Once shipping is restored through the Strait of Hormuz, the immediate effect would be to push prices lower.

Gunvor Chief Executive Officer Gary Pedersen estimated in an interview that there are between 100 million and 150 million barrels of oil stuck in the region that could be released — “that’ll feel like an SPR release,” he said, referring to strategic government stocks.

But once that initial release has been absorbed, the reality of the longer-term impacts will hit home, traders and analysts said.

That could push prices back up over time, particularly with a seasonal demand increase over the northern hemisphere summer.

Oil refineries, even if undamaged, can take weeks to ramp up their production, and there’s little clarity on how quickly facilities that have been subject to attacks will be able to boost production.

At the same time, the International Energy Agency said earlier this month that top Middle Eastern oil producers can return about half of their shuttered fields to prewar levels within two weeks, but adding the final 20% of their output is likely to be challenging because of a loss in pressure.

“Refinery damage you can see with satellite images, et cetera,” said Amrita Sen, co-founder and director of research at Energy Aspects.

“The extent to which the subsurface is the thing that worries us the most in terms of the unknown of when you do go back and open this up.”

The reordering of the global tanker fleet is also likely to delay any return to normal flows.

Dozens of supertankers have begun sailing toward the US to pick up cargoes there, with overseas shipments surging to a record in data released last week.

However, that means that when the strait does reopen, there is likely to be a relative scarcity of vessels available to carry shipments as output resumes.

Traders and shipowners also said that there are concerns that while ships may be willing to escape the Persian Gulf, there will be a lower appetite from shipowners to send vessels back into the waterway.

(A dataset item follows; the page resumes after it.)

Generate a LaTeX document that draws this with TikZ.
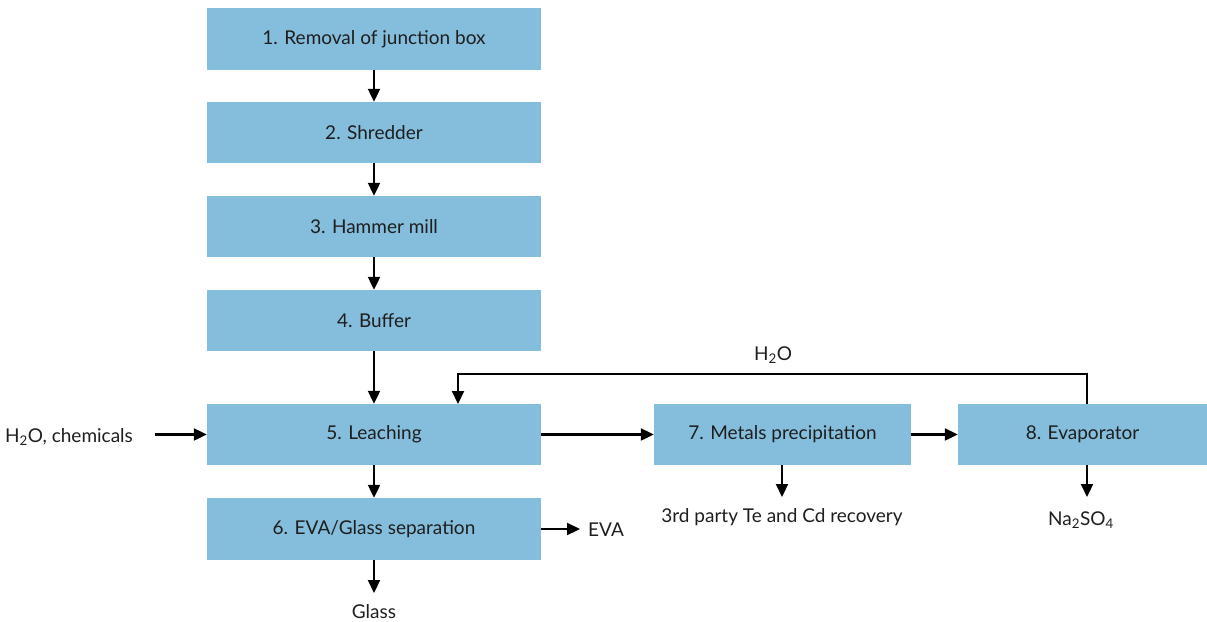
\documentclass[tikz,border=0pt]{standalone}
\usepackage{fontspec}
\setmainfont{Lato}
\usetikzlibrary{arrows.meta}
\definecolor{boxblue}{RGB}{133,190,220}
\definecolor{txt}{RGB}{30,30,30}
\tikzset{
  stepbox/.style={rectangle, fill=boxblue, draw=none, minimum height=61pt, inner sep=0pt, font=\fontsize{19}{21}\selectfont, text=txt},
  lbl/.style={inner sep=0pt, font=\fontsize{19}{21}\selectfont, text=txt},
  flow/.style={line width=2.2pt, -{Triangle[length=13pt,width=12pt]}},
}
\begin{document}
\begin{tikzpicture}[x=1pt,y=-1pt]
\useasboundingbox (0,0) rectangle (1207,621);
\node[stepbox, minimum width=334pt, minimum height=62pt] (b1) at (374,39) {1. Removal of junction box};
\node[stepbox, minimum width=334pt] (b2) at (374,132.5) {2. Shredder};
\node[stepbox, minimum width=334pt] (b3) at (374,226.5) {3. Hammer mill};
\node[stepbox, minimum width=334pt] (b4) at (374,320.5) {4. Buffer};
\node[stepbox, minimum width=334pt] (b5) at (374,434.5) {5. Leaching};
\node[stepbox, minimum width=334pt, minimum height=62pt] (b6) at (374,529) {6. EVA/Glass separation};
\node[stepbox, minimum width=257pt] (b7) at (782.5,434.5) {7. Metals precipitation};
\node[stepbox, minimum width=249pt] (b8) at (1082.5,434.5) {8. Evaporator};

\node[lbl, anchor=west] (in) at (5,437) {H\textsubscript{2}O, chemicals};
\node[lbl] (h2o) at (773,355) {H\textsubscript{2}O};
\node[lbl] (te) at (782,517) {3rd party Te and Cd recovery};
\node[lbl] (na) at (1081,520) {Na\textsubscript{2}SO\textsubscript{4}};
\node[lbl, anchor=west] (eva) at (588,530) {EVA};
\node[lbl] (glass) at (374,612) {Glass};

\coordinate (inS) at (155,434.5);
\coordinate (evaS) at (580,529);
\coordinate (teE) at (782,497);
\coordinate (naE) at (1087,497);
\coordinate (glE) at (374,593);
\coordinate (r8) at (1087,404);
\coordinate (r5) at (458,404);

\draw[flow] (b1) -- (b2);
\draw[flow] (b2) -- (b3);
\draw[flow] (b3) -- (b4);
\draw[flow] (b4) -- (b5);
\draw[flow] (b5) -- (b6);
\draw[flow] (b5) -- (b7);
\draw[flow] (b7) -- (b8);
\draw[flow] (inS) -- (b5.west);
\draw[flow] (b6.east) -- (evaS);
\draw[flow] (b6.south) -- (glE);
\draw[flow] (b7.south -| teE) -- (teE);
\draw[flow] (r8 |- b8.south) -- (naE);
\draw[flow] (r8) -- (1087,374) -- (458,374) -- (r5);
\end{tikzpicture}
\end{document}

About 76 supertankers capable of hauling about 2 million barrels of crude are currently sailing empty into the Atlantic Ocean, where they could pick up American oil, according to Signal Ocean data.

At the same time, benchmark earnings for supertankers from the Middle East to China are at almost $500,000 (about R8 million) a day, about nine times higher than where they were last year.

Even once shipping to the Gulf resumes, the market is likely to be rocked for a prolonged period by countries and companies seeking to rebuild inventories that have been depleted.

“You’ve eliminated all the buffer stock, and so there’s no more stock behind it, and it’s going to take quite some time for us to build up the inventory back to a suitable level,” said Gunvor Pedersen.

Some governments may seek to build higher strategic stocks than they held before the war, following the example of China, which seized on relatively low prices in recent years to increase the size of its stockpiles.

EA’s Sen said that her firm is working on the assumption that volumes of oil flowing through Hormuz will return to 50% of regular levels next month and 75% in June. But she warned that a full recovery may be distant.

“We may never return to normal,” she said.